Validating the data before it passes to different components in our system makes the whole system more reliable and reduces risk for new or updated clients interacting with this server.
Finally, validating the JSON input before it is processed by the server can prevent corrupted data from making the server vulnerable. In addition, the same is true for responses. Validating the server response JSON can help prevent data leakage if the Schema is constrained correctly.
Documentation
The annotations that JSON Schema provides can be used to generate documentation and it is another of the most common uses of the specification especially in OpenAPI. Below is a snippet of the JSON Schema for the JSON file presented earlier in this post.
{
"$id": "https://example.com"
"$schema": "https://json-schema.org/draft-07/schema#"
"title": "Person",
"type": "object",
"properties": {
"firstName" {
"type": "string",
"description": "The person's first name."
},
"lastName" {
"type": "string",
"description": "The person's last name."
},
"isAlive" {
"type": boolean,
"description": "A true or false answer to the question of whether the person is living or deceased."
}
"age" {
"type": integer,
"description": "Age in years which must be greater than or equal to zero.",
"minimum": 0
},
},
}
API Design
In modern enterprises applications and services receive data from many sources. Using JSON Schema can ensure that integrations are reliable and predictable as it creates a sort of contract that can be used by teams other that yours that the data they will receive is in the format expected and agreed on. Comparing this to legal contracts, business partners might have conversations about collaborating, but before either side will take action they create a contract specifying all the details of their interactions to ensure that there is agreement on the structure and terms of their collaboration. JSON Schema developed in the design phase creates a contract between systems and services that ensure the data structure and format expected is the structure and format is what will be delivered. The value of this step can’t be understated as it makes our systems and therefore business more predictable. This step is more complicated than presented here, but we can cover it more fully in a future post.
Automated Testing
Testing differs from validation because it asserts that two systems are able to communicate by agreeing on what interactions can be sent between them and providing concrete examples to test the agreed behaviour (how deep these tests go may be the subject of a separate post). For exanple, contract testing goes beyond schema testing, requiring both parties to come to a consensus on the allowed set of interactions allowing evolution over time.
Summary
JSON Schema is a powerful tool ensuring the integrity of design and development through its use in validating the data that is exchanged between our applications, systems and services. Beyond validation it is used to generate accurate and complete documentation of our APIs and testing those APIs. JSON Schema improves user experience and the security of the data passing through systems and connecting services.

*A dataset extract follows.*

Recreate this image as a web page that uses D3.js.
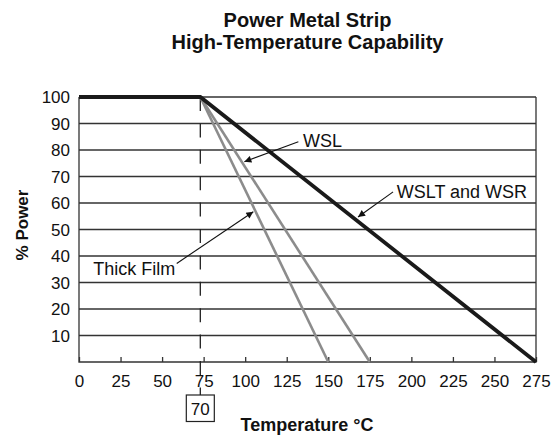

Details of the expanse of tooling available for JSON Schema makes it the go to choice for creating the contracts that improve systems reliably. And the language independence of JSON Schema makes possible its implementation in most modern programming languages. Again, a topic to explore in an intermediate level post.
Finally the purpose of JSON Schema is validating the data before it passes to different components in our system which makes the whole system reliable and reduces risk for new or updated clients interacting with this server.